How to Use Our Reviews for Smarter Buying Decisions
Reading a review is the starting point, not the finish line, of a smart purchase. After reading our evaluation, cross-reference it with owner reviews on retailer sites and forums to understand long-term reliability patterns and common issues that develop after the review period. Pay particular attention to negative reviews with specific details rather than vague complaints. A review describing a specific Wi-Fi disconnection pattern under particular conditions is actionable data. A review saying the product is junk with no details tells you about the reviewer's emotional state but not about the product. Check whether the product has received firmware or software updates since our review was published, as these can address bugs we noted or introduce new ones. Look at the manufacturer's support forums to gauge how actively issues are being acknowledged and resolved. For expensive purchases like laptops and smartphones, consider the manufacturer's reputation for warranty service in your region.
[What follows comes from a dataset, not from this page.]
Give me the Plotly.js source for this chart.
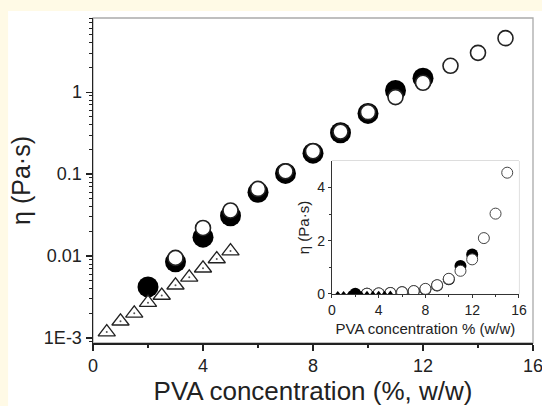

A product with excellent hardware but terrible local support can become a paperweight if something goes wrong. Read multiple reviews from multiple sources, as no single reviewer catches every nuance. If three independent reviewers all flag the same specific issue, that is a reliable signal. If only one mentions a problem while others do not, it may be a defective unit or an outlier preference. Combine our objective measurements with your subjective priorities. Your perfect device balances performance, price, durability, and ecosystem in proportions that match your specific needs, not ours.